Kata-kata ini sering dituding sebagai sumber sebuah petaka. Barang bekas rumah tangga basah dan kering, cair dan padat bergumul menjadi satu.
Proses fermentasi akibat jamur dari pembusukan sampah rumah tangga yang terkadang memunculkan belatung bila terlalu lama, menimbulkan bau busuk yang mengganggu pernafasan. Minimal 20kg/hari rumah tangga kami memproduksi sampah.

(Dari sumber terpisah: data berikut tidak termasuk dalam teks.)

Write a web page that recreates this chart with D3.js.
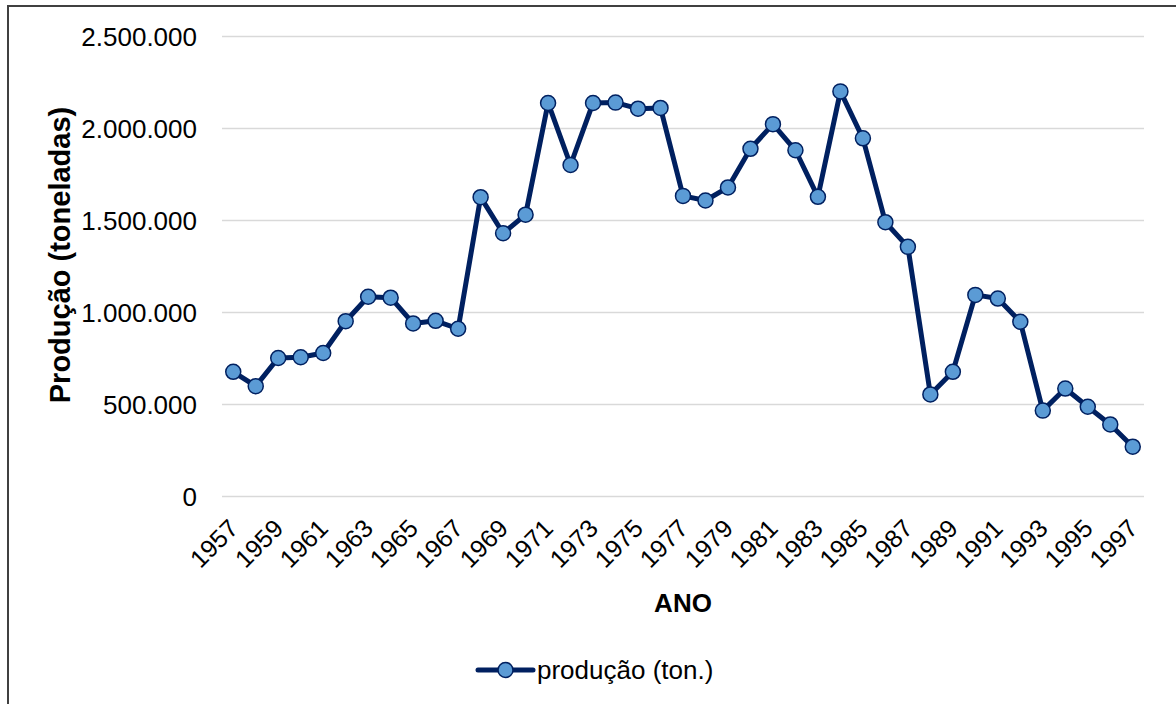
<!DOCTYPE html>
<html>
<head>
<meta charset="utf-8">
<script src="https://cdn.jsdelivr.net/npm/d3@7"></script>
<style>
  body { margin: 0; background: #fff; }
  svg { display: block; font-family: "Liberation Sans", Arial, sans-serif; }
</style>
</head>
<body>
<svg id="theSvg"></svg>
<script>
// anos e produção (toneladas)
const years = d3.range(1957, 1998);
const production = [
  675000, 597000, 750000, 754000, 777000, 950000, 1083000, 1078000, 938000, 952000,
  909000, 1624000, 1428000, 1529000, 2136000, 1799000, 2136000, 2138000, 2105000, 2109000,
  1631000, 1606000, 1677000, 1887000, 2021000, 1879000, 1626000, 2199000, 1944000, 1488000,
  1354000, 552000, 675000, 1093000, 1073000, 947000, 464000, 584000, 485000, 389000,
  268000
];
const yTicks = [0, 500000, 1000000, 1500000, 2000000, 2500000];
const xTickLabels = years.filter((d, i) => i % 2 === 0);
const seriesName = "produção (ton.)";

const width = 1176, height = 704;
const margin = {top: 36, right: 32, bottom: 208, left: 222};
const lineColour = "#002060", markerFill = "#5b9bd5";

const svg = d3.select("#theSvg")
  .attr("width", width)
  .attr("height", height)
  .attr("viewBox", [0, 0, width, height]);

// chart border (runs off the right/bottom of the picture)
svg.append("rect")
  .attr("x", 8).attr("y", 6)
  .attr("width", 1300).attr("height", 900)
  .attr("fill", "none")
  .attr("stroke", "#404040")
  .attr("stroke-width", 2);

const x = d3.scalePoint()
  .domain(years)
  .range([margin.left, width - margin.right])
  .padding(0.5);

const y = d3.scaleLinear()
  .domain([0, 2500000])
  .range([height - margin.bottom, margin.top]);

const ptBR = d3.formatLocale({decimal: ",", thousands: ".", grouping: [3], currency: ["R$", ""]});
const numFormat = ptBR.format(",.0f");

// y axis + gridlines
svg.append("g")
  .attr("class", "yAxis")
  .attr("transform", "translate(" + margin.left + ",0)")
  .call(d3.axisLeft(y).tickValues(yTicks).tickFormat(numFormat)
    .tickSize(-(width - margin.left - margin.right)).tickPadding(25))
  .call(g => g.select(".domain").remove())
  .call(g => g.selectAll(".tick line").attr("stroke", "#d9d9d9").attr("stroke-width", 1.5))
  .call(g => g.selectAll(".tick text")
    .attr("fill", "#000")
    .style("font-size", "26px")
    .attr("dy", "0.35em"));

// x axis labels, every other year, rotated
svg.append("g")
  .attr("class", "xAxis")
  .attr("transform", "translate(0," + (height - margin.bottom) + ")")
  .call(d3.axisBottom(x).tickValues(xTickLabels).tickSize(0).tickPadding(0))
  .call(g => g.select(".domain").remove())
  .call(g => g.selectAll(".tick text")
    .attr("fill", "#000")
    .style("font-size", "25px")
    .attr("text-anchor", "end")
    .attr("dy", null)
    .attr("transform", "translate(6,34) rotate(-45)"));

// axis titles
svg.append("text")
  .attr("transform", "translate(70,255) rotate(-90)")
  .attr("text-anchor", "middle")
  .style("font-size", "29px")
  .style("font-weight", "bold")
  .text("Produção (toneladas)");

svg.append("text")
  .attr("x", 683).attr("y", 612)
  .attr("text-anchor", "middle")
  .style("font-size", "26px")
  .style("font-weight", "bold")
  .text("ANO");

// line + markers
const line = d3.line()
  .x((d, i) => x(years[i]))
  .y(d => y(d));

svg.append("path")
  .datum(production)
  .attr("fill", "none")
  .attr("stroke", lineColour)
  .attr("stroke-width", 5)
  .attr("stroke-linejoin", "round")
  .attr("d", line);

svg.append("g")
  .selectAll("circle")
  .data(production)
  .join("circle")
  .attr("cx", (d, i) => x(years[i]))
  .attr("cy", d => y(d))
  .attr("r", 7.5)
  .attr("fill", markerFill)
  .attr("stroke", lineColour)
  .attr("stroke-width", 1.5);

// legend
const legend = svg.append("g").attr("transform", "translate(478,670)");
legend.append("line")
  .attr("x1", 0).attr("x2", 55)
  .attr("stroke", lineColour)
  .attr("stroke-width", 5)
  .attr("stroke-linecap", "round");
legend.append("circle")
  .attr("cx", 27.5).attr("r", 7.5)
  .attr("fill", markerFill)
  .attr("stroke", lineColour)
  .attr("stroke-width", 1.5);
legend.append("text")
  .attr("x", 59).attr("dy", "0.35em")
  .style("font-size", "26px")
  .text(seriesName);
</script>
</body>
</html>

Dari bungkus plastik dan kertas, sisa makanan, bahkan kain tak berguna yang telah kotor menjadi sampah.
Sampah itu kami tempatkan dalam tong di depan rumah, setelah sebelumnya dikemas dalam plastik.
Dua hari sekali lelaki tua dari kampung sebelah perumahan mengambilnya dan membuangnya ke penampungan untuk diangkut ke Tempat Pembuangan Akhir di Jatibarang.
Mbah Kasrun menjadi mitra perumahan kami sudah berpuluh tahun. Awalnya ia memakai gerobag dorong saat mula-mula mengambil sampah dari tempat kami.
Gerobag besar dengan muatan penuh itu terseok melewati gang demi gang yang menjadi kewajibannya. Ongkos sebesar Rp.300.000 ia terima tiap bulan dari tiap RT yang ia angkut sampahnya.
Waktu itu ia masih sendirian. Usianya yang telah lanjut membuatnya cepat lelah dan sakit-sakitan. Sampai kemudian muncul ide membeli kendaraan roda 3 hanya untuk melayani kami. Dan membuat mobilitasnya semakin lancar dalam mengelola sampah.
Beberapa juta uang simpanannya selama ini dan beberapa rupiah uluran tangan para warga mewujudkan cita-citanya membeli sebuah kendaraan roda 3 pengangkut sampah.
Mbah Kasrun memiliki 6 orang anak dari istrinya. Semuanya telah bekerja dan mandiri memiliki rumah masing-masing di kampungnya.
Anaknya yang bungsu bernama Slamet, membantunya membuang sampah. Bertindak sebagai sopir dan mengawaki kendaraannya berputar mengitari kampung.